U.S. new home sales rose at a modest pace in June but remained below sales levels earlier this year, suggesting low mortgage rates and a healthy job market aren't encouraging many more purchases.

U.S. new home sales rose at a modest pace in June but remained below sales levels earlier this year, suggesting low mortgage rates and a healthy job market aren’t encouraging many more purchases.

By Christopher Rugaber
AP Economics Writer

WASHINGTON (AP) — U.S. new home sales rose at a modest pace in June but remained below sales levels earlier this year, suggesting low mortgage rates and a healthy job market aren’t encouraging many more purchases.

The Commerce Department reported Wednesday that new home sales increased 7% to a seasonally adjusted annual rate of 646,000. That is up from 604,000 in May but below April’s figure of 658,000.

Through the first half of the year, purchases of new homes have increased just 2.2% compared with the same period last year.

The small increase, along with a drop in existing home sales in June, suggests the housing market is still struggling to accelerate after slowing sharply last year. Rising prices for existing homes are outpacing wage growth and leaving many would-be buyers on the sidelines.

Sales of new homes soared more than 50% in the West, partially recovering after a sharp drop in May. They plunged 26.3% in the Midwest, where they have fallen nearly 18% compared with a year ago. Sales slipped 4.2% in the Northeast in June and barely ticked up by 0.3% in the South.
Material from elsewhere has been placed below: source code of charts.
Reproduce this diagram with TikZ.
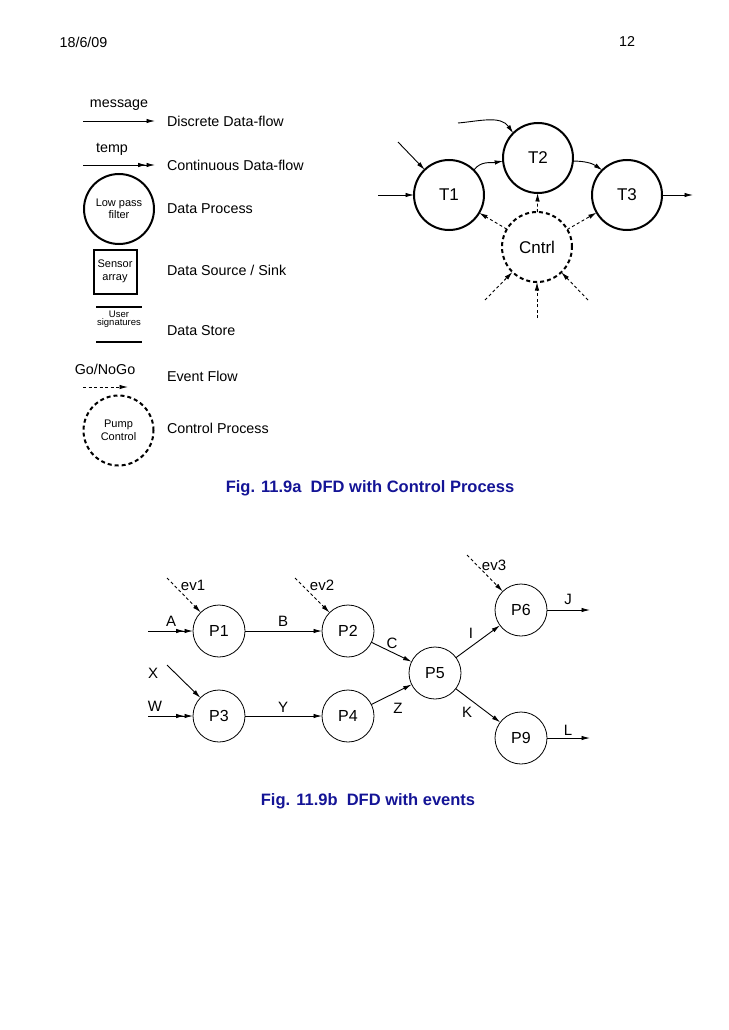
\documentclass[tikz,border=0pt]{standalone}
\usepackage{fontspec}
\setmainfont{Liberation Sans}
\usetikzlibrary{arrows.meta}
\definecolor{capblue}{RGB}{20,20,150}
\begin{document}
\begin{tikzpicture}[x=1pt,y=-1pt,inner sep=0pt,outer sep=0pt,
txt/.style={font=\fontsize{14.3}{16}\selectfont},
lbl/.style={font=\fontsize{15}{17}\selectfont},
small/.style={font=\fontsize{11}{12.5}\selectfont,align=center},
tiny/.style={font=\fontsize{9.5}{8}\selectfont,align=center},
proc/.style={draw,circle,line width=2pt,minimum size=70pt},
ctrlproc/.style={proc,dash pattern=on 4pt off 3pt},
tproc/.style={proc,font=\fontsize{17}{19}\selectfont},
pnode/.style={draw,circle,line width=0.8pt,minimum size=52pt,font=\fontsize{16}{18}\selectfont},
flow/.style={-{Latex[length=8.5pt,width=4.5pt]},line width=0.9pt},
cflow/.style={-{Latex[length=8.5pt,width=4.5pt]Latex[length=8.5pt,width=4.5pt]},line width=0.9pt},
evflow/.style={flow,dash pattern=on 3pt off 2.5pt},
caption/.style={font=\fontsize{16.5}{18}\bfseries\selectfont,text=capblue}]
\useasboundingbox (0,0) rectangle (728,1030);
\node[txt] (date) at (83.5,42) {18/6/09};
\node[txt] (page) at (627,42) {12};

% legend
\coordinate (m1) at (83,121); \coordinate (m2) at (155,121);
\node[txt] (msg) at (119,105) {message};
\draw[flow] (m1) -- (m2);
\node[txt,anchor=west] (dflow) at (167,121) {Discrete Data-flow};
\coordinate (t1) at (83,165); \coordinate (t2) at (155,165);
\node[txt] (temp) at (112,149) {temp};
\draw[cflow] (t1) -- (t2);
\node[txt,anchor=west] (cflow) at (167,165) {Continuous Data-flow};
\node[proc,small] (lpf) at (119,209) {Low pass\\filter};
\node[txt,anchor=west] (dproc) at (167,209) {Data Process};
\node[draw,line width=2pt,minimum width=43pt,minimum height=44pt,small] (sens) at (115,271.5) {Sensor\\array};
\node[txt,anchor=west] (dsrc) at (167,270) {Data Source / Sink};
\node[tiny] (store) at (119,319) {User\\signatures};
\draw[line width=2pt] (96,307) -- (142,307);
\draw[line width=2pt] (96,342) -- (142,342);
\node[txt,anchor=west] (dstore) at (167,331) {Data Store};
\node[txt] (gonogo) at (105,369) {Go/NoGo};
\coordinate (g1) at (83,387); \coordinate (g2) at (128,387);
\draw[evflow] (g1) -- (g2);
\node[txt,anchor=west] (evf) at (167,376) {Event Flow};
\node[ctrlproc,small] (pump) at (118.5,430.5) {Pump\\Control};
\node[txt,anchor=west] (cproc) at (167,428) {Control Process};
\node[caption] (capa) at (370,488) {Fig. 11.9a~~DFD with Control Process};

% control process
\node[tproc] (T1) at (449,195) {T1};
\node[tproc] (T2) at (538,158) {T2};
\node[tproc] (T3) at (627,195) {T3};
\node[tproc,dash pattern=on 4pt off 3pt] (C) at (537,247) {Cntrl};
\coordinate (a1) at (378,195);
\coordinate (a2) at (398,142);
\coordinate (a3) at (458,123);
\coordinate (a4) at (693,195);
\coordinate (e1) at (485,300);
\coordinate (e2) at (537,318);
\coordinate (e3) at (588,300);
\draw[flow] (a1) -- (T1);
\draw[flow] (a2) -- (T1);
\draw[flow] (a3) to[out=5,in=125] (T2.135);
\draw[flow] (T1.45) to[out=55,in=190] (T2.185);
\draw[flow] (T2.-5) to[out=0,in=145] (T3.135);
\draw[flow] (T3) -- (a4);
\draw[evflow] (C) -- (T1);
\draw[evflow] (C) -- (T2);
\draw[evflow] (C) -- (T3);
\foreach \e in {e1,e2,e3} \draw[evflow] (\e) -- (C);

% events
\node[pnode] (P1) at (219,631) {P1};
\node[pnode] (P2) at (348,631) {P2};
\node[pnode] (P3) at (219,716) {P3};
\node[pnode] (P4) at (348,716) {P4};
\node[pnode] (P5) at (435,673) {P5};
\node[pnode] (P6) at (521,610) {P6};
\node[pnode] (P9) at (521,738) {P9};
\coordinate (iA) at (148,631);
\coordinate (iW) at (148,716);
\coordinate (iX) at (167,665);
\coordinate (v1) at (167,578);
\coordinate (v2) at (295,578);
\coordinate (v3) at (467,555);
\coordinate (oJ) at (590,610);
\coordinate (oL) at (590,738);
\draw[cflow] (iA) -- (P1);
\draw[cflow] (iW) -- (P3);
\draw[flow] (iX) -- (P3);
\draw[evflow] (v1) -- (P1);
\draw[evflow] (v2) -- (P2);
\draw[evflow] (v3) -- (P6);
\draw[flow] (P1) -- (P2);
\draw[flow] (P3) -- (P4);
\draw[flow] (P2) -- (P5);
\draw[flow] (P4) -- (P5);
\draw[flow] (P5) -- (P6);
\draw[flow] (P5) -- (P9);
\draw[flow] (P6) -- (oJ);
\draw[flow] (P9) -- (oL);
\node[lbl] (lA) at (171,621) {A};
\node[lbl] (lW) at (155,706) {W};
\node[lbl] (lX) at (153,673) {X};
\node[lbl] (lev1) at (193,585) {ev1};
\node[lbl] (lev2) at (322,585) {ev2};
\node[lbl] (lev3) at (494,565) {ev3};
\node[lbl] (lB) at (283,621) {B};
\node[lbl] (lY) at (283,707) {Y};
\node[lbl] (lC) at (392,643) {C};
\node[lbl] (lZ) at (398,708) {Z};
\node[lbl] (lI) at (471,633) {I};
\node[lbl] (lK) at (467,712) {K};
\node[lbl] (lJ) at (568,599) {J};
\node[lbl] (lL) at (568,730) {L};
\node[caption] (capb) at (368,801) {Fig. 11.9b~~DFD with events};
\end{tikzpicture}
\end{document}
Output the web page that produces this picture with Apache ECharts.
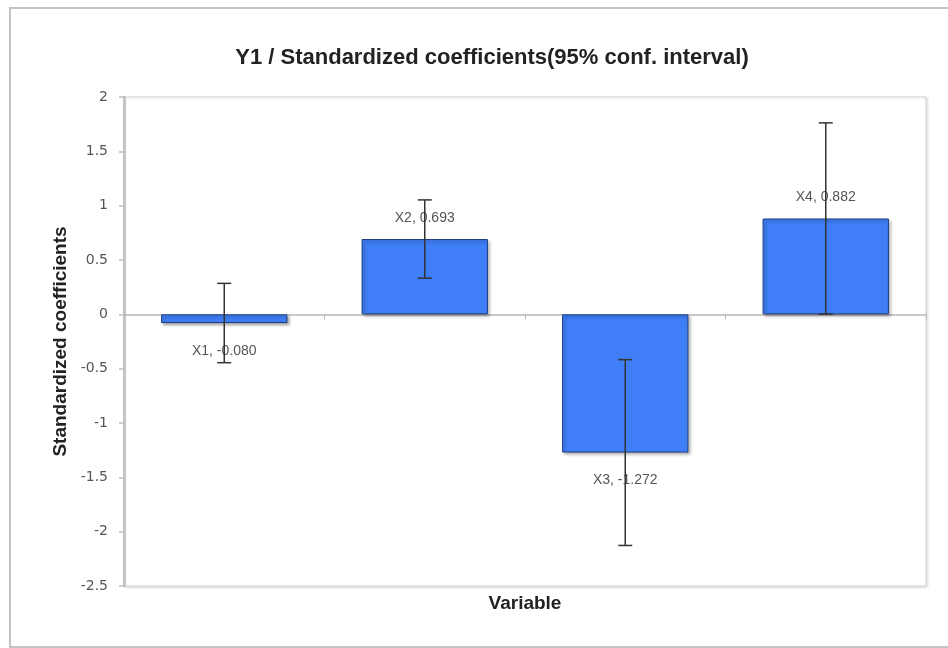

Prices for new homes have been more restrained than for existing ones. The median price for a new home was $310,400 in June, little changed from a year earlier. Median existing home prices rose 4.3% in June from a year ago, faster than the growth in average hourly pay.

Existing home sales, however, tumbled 1.7% in June, with rising prices and a scarce supply locking out many Americans from ownership.

The National Association of Realtors reported Tuesday that homes were sold last month at a seasonally adjusted annualized rate of 5.27 million units. Sales have shriveled 2.2% over the past 12 months.

But home prices have been climbing faster than incomes for the past seven years. This persistent gap has left many renters unable to afford ownership and prevented existing owners from upgrading to pricier properties. There has also been a supply shortage: Sales listings were flat over the past year at 1.93 million units.

“Sales have struggled to achieve meaningful, consistent growth this year, despite friendly market conditions,” said Matthew Speakman, an economist at the real estate company Zillow. “Meager inventory levels, especially in the entry-level segment, and still-rising prices continue to limit the selection of homes available to more budget-conscious buyers.”

The median sales price of existing homes climbed 4.3% from a year ago to $285,700, outpacing wage growth that has averaged roughly 3%.

In June, sales fell in the South and West. But increases in home buying in the Northeast and Midwest were insufficient to offset the decline.

There has been a persistent lack of homes on the market priced below $250,000, a level close to the median national price. But over the past year in the more expensive Northeast and West markets, sales of homes priced at more than $750,000 have fallen — a sign that home values are too high relative to people’s incomes.

There was an increase in the proportion of first-time buyers in June to 35%, up from 32% in May. But home ownership rates for Americans today between the ages of 25 to 34 are lower than preceding generations, according to Census Bureau data.

Homes that are listed are selling quickly — with a contract being signed in just 27 days.